メンヘラ同士の助け合いから共依存へと発展するリスク
メンヘラ同士で起きる共依存関係のうちのいくつかは、助ける側と助けられる側の不健全で依存し合った関係だと思う。
そして、共依存関係の厄介なところは、お互いが何かしらの問題を抱えているものの、それを解消することを恐れていること。つまり、貧困、孤立、健康不安や社会復帰できない不安…などをずっと抱え続けたままの状態で暮らし続けることだ。
ひどい場合は、必要な公的な支援を受けることを助ける側のメンヘラが拒絶して「自分の支援だけで十分だ」と言い張ってしまうこともあろう。
中途半端な知識と自己満足のための使命感に突き動かされて、自分は良い事をしているように感じているかもしれないが、その実態は単なる偽善者でしかなく、新たな被害者を自らの手で生み出しているにほかならない。
最後に
もちろん、自分と同じ境遇の人に対してなんとか力になりたいと思う気持ちは否定しない。
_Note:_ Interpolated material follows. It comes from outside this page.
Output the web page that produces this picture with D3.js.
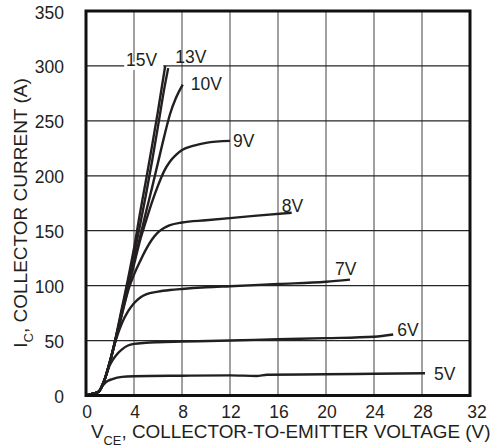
<!DOCTYPE html>
<html>
<head>
<meta charset="utf-8">
<script src="https://cdn.jsdelivr.net/npm/d3@7"></script>
<style>
  html, body { margin: 0; padding: 0; background: #fff; }
  svg { display: block; font-family: "Liberation Sans", Arial, sans-serif; }
</style>
</head>
<body>
<svg id="chart" width="495" height="447"></svg>
<script>
// Tick values
const xTicks = [0, 4, 8, 12, 16, 20, 24, 28, 32];
const yTicks = [0, 50, 100, 150, 200, 250, 300, 350];

// Gate voltage of each curve
const gateLabels = ['15V', '13V', '10V', '9V', '8V', '7V', '6V', '5V'];

// Curve points as [VCE (V), IC (A)]
const curve15V = [[0, 0], [0.5, 1.5], [1.05, 3.5], [1.5, 13], [2, 31], [2.5, 54], [3, 80], [3.5, 106], [4, 134], [4.5, 166], [5, 196], [5.5, 227], [6, 259], [6.6, 300]];
const curve13V = [[0, 0], [0.5, 1.5], [1.05, 3.5], [1.5, 13], [2, 31], [2.5, 53], [3, 78], [3.5, 103], [4, 128], [4.5, 155], [5, 183], [5.5, 213], [6, 245], [6.5, 278], [6.85, 298]];
const curve10V = [[0, 0], [0.5, 1.5], [1.05, 3.5], [1.5, 13], [2, 31], [2.5, 53], [3, 77], [3.5, 100], [4, 122], [4.5, 144], [5, 167], [5.5, 189], [6, 212], [6.5, 235], [7, 256], [7.5, 271], [8.06, 283]];
const curve9V = [[0, 0], [0.5, 1.5], [1.05, 3.5], [1.5, 13], [2, 31], [2.5, 52], [3, 75], [3.5, 97], [4, 119], [4.5, 141], [5, 159], [5.5, 176], [6, 191], [6.5, 204], [7, 213], [7.5, 219], [8, 223.5], [9, 227.5], [10, 230], [12, 231.8]];
const curve8V = [[0, 0], [0.5, 1.5], [1.05, 3.5], [1.5, 13], [2, 31], [2.5, 52], [3, 74], [3.5, 95], [4, 110], [4.5, 122], [5, 133], [5.5, 142], [6, 148.5], [6.5, 152.5], [7, 155], [8, 157.5], [10, 159.5], [12, 161.5], [14, 163.5], [17.14, 166.3]];
const curve7V = [[0, 0], [0.5, 1.5], [1.05, 3.5], [1.5, 13], [2, 31], [2.5, 51], [3, 66], [3.5, 76.5], [4, 84], [4.5, 89], [5, 92], [6, 94.5], [7, 96], [8, 97], [10, 98.5], [12, 99.5], [16, 101.5], [20, 103.5], [22, 105.5]];
const curve6V = [[0, 0], [0.5, 1.5], [1.05, 3.5], [1.5, 13], [2, 28], [2.5, 36.5], [3, 42], [3.5, 45.5], [4, 47], [5, 48], [6, 48.5], [8, 49], [12, 50], [16, 51.2], [20, 52.2], [24, 53.5], [25.6, 55.5]];
const curve5V = [[0, 0], [0.5, 1.5], [1.05, 3.5], [1.4, 9], [1.7, 12.5], [2.2, 15], [3, 17], [4, 17.5], [8, 18], [12, 18.3], [14.2, 17.8], [15.1, 18.9], [20, 19.3], [24, 19.8], [28.25, 20.3]];

const curves = [curve15V, curve13V, curve10V, curve9V, curve8V, curve7V, curve6V, curve5V];

// Label placement relative to the curve end (pixels)
const labelPlacement = [
    { dx: -8, dy: 0, anchor: 'end' },
    { dx: 7, dy: -5, anchor: 'start' },
    { dx: 8, dy: 5, anchor: 'start' },
    { dx: 3, dy: 6, anchor: 'start' },
    { dx: -10, dy: -1, anchor: 'start' },
    { dx: -15, dy: -4.5, anchor: 'start' },
    { dx: 4, dy: 1.5, anchor: 'start' },
    { dx: 9, dy: 7, anchor: 'start' }
];

const svg = d3.select('#chart');
const plotLeft = 86, plotRight = 470, plotTop = 11, plotBottom = 395.5;

const x = d3.scaleLinear().domain([0, 32]).range([plotLeft, plotRight]);
const y = d3.scaleLinear().domain([0, 350]).range([plotBottom, plotTop]);

const ink = '#231f20';

// Vertical grid lines (grey)
svg.append('g')
    .selectAll('line')
    .data(xTicks.slice(1, -1))
    .enter()
    .append('line')
    .attr('x1', d => x(d))
    .attr('x2', d => x(d))
    .attr('y1', plotTop)
    .attr('y2', plotBottom)
    .attr('stroke', '#808080')
    .attr('stroke-width', 1.5);

// Horizontal grid lines (dark)
svg.append('g')
    .selectAll('line')
    .data(yTicks.slice(1, -1))
    .enter()
    .append('line')
    .attr('x1', plotLeft)
    .attr('x2', plotRight)
    .attr('y1', d => y(d))
    .attr('y2', d => y(d))
    .attr('stroke', '#262626')
    .attr('stroke-width', 1.3);

// White box behind the 15V label, hiding the grid line
const end15 = curve15V[curve15V.length - 1];
svg.append('rect')
    .attr('x', x(end15[0]) - 41)
    .attr('y', y(end15[1]) - 4)
    .attr('width', 39)
    .attr('height', 8)
    .attr('fill', '#fff');

// Curves
const line = d3.line()
    .x(d => x(d[0]))
    .y(d => y(d[1]))
    .curve(d3.curveMonotoneX);

svg.append('g')
    .selectAll('path')
    .data(curves)
    .enter()
    .append('path')
    .attr('d', line)
    .attr('fill', 'none')
    .attr('stroke', ink)
    .attr('stroke-width', 2.4)
    .attr('stroke-linejoin', 'round')
    .attr('stroke-linecap', 'butt');

// Frame
svg.append('rect')
    .attr('x', plotLeft)
    .attr('y', plotTop)
    .attr('width', plotRight - plotLeft)
    .attr('height', plotBottom - plotTop)
    .attr('fill', 'none')
    .attr('stroke', '#111')
    .attr('stroke-width', 3);

// Curve labels
svg.append('g')
    .selectAll('text')
    .data(curves)
    .enter()
    .append('text')
    .attr('x', (d, i) => x(d[d.length - 1][0]) + labelPlacement[i].dx)
    .attr('y', (d, i) => y(d[d.length - 1][1]) + labelPlacement[i].dy)
    .attr('text-anchor', (d, i) => labelPlacement[i].anchor)
    .attr('font-size', 17.5)
    .attr('fill', ink)
    .text((d, i) => gateLabels[i]);

// Y tick labels
svg.append('g')
    .selectAll('text')
    .data(yTicks)
    .enter()
    .append('text')
    .attr('x', plotLeft - 22)
    .attr('y', d => y(d) + 7.5)
    .attr('text-anchor', 'end')
    .attr('font-size', 17.5)
    .attr('fill', ink)
    .text(d => d);

// X tick labels (the last one sits a little to the right)
svg.append('g')
    .selectAll('text')
    .data(xTicks)
    .enter()
    .append('text')
    .attr('x', (d, i) => x(d) + (i === xTicks.length - 1 ? 7 : 1))
    .attr('y', 417.5)
    .attr('text-anchor', 'middle')
    .attr('font-size', 17.5)
    .attr('fill', ink)
    .text(d => d);

// X axis title
const xTitle = svg.append('text')
    .attr('x', 91)
    .attr('y', 438)
    .attr('font-size', 18.9)
    .attr('fill', ink);
xTitle.append('tspan').text('V');
xTitle.append('tspan').attr('font-size', 12.8).attr('dy', 7).text('CE');
xTitle.append('tspan').attr('dy', -7).text(', COLLECTOR-TO-EMITTER VOLTAGE (V)');

// Y axis title
const yTitle = svg.append('text')
    .attr('transform', 'translate(27,213) rotate(-90)')
    .attr('text-anchor', 'middle')
    .attr('font-size', 19)
    .attr('fill', ink);
yTitle.append('tspan').text('I');
yTitle.append('tspan').attr('font-size', 13).attr('dy', 6).text('C');
yTitle.append('tspan').attr('dy', -6).text(', COLLECTOR CURRENT (A)');
</script>
</body>
</html>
そういった善意があるからこそ、救われる人、心が楽になる人がいるのも事実だろう。
しかし、ロクに自分の心身の健康を正すこともせず、付け焼刃の知識で安易に他人を助けることが、必ずしも良い結果を招くとは限らないものだ。
人助けをする職業…例えば、医者や消防士などが厳しい試験や実習・訓練を数多くこなしてはじめて一人前の仕事ができるように、自分と同じくメンヘラな人の力になりたいのであれば、まずは自分の健康を取り戻し、そこから勉強することが大事であると感じる。
人を助けたいという独善的な善意や自分本位な使命感につき動かされた行動が、他人を助けられるとは到底思えない。そんな即席の人助けがうまくいくのは、せいぜいフィクションの世界の中だけであろう。
ということを述べて、今回はお開きにさせて頂く。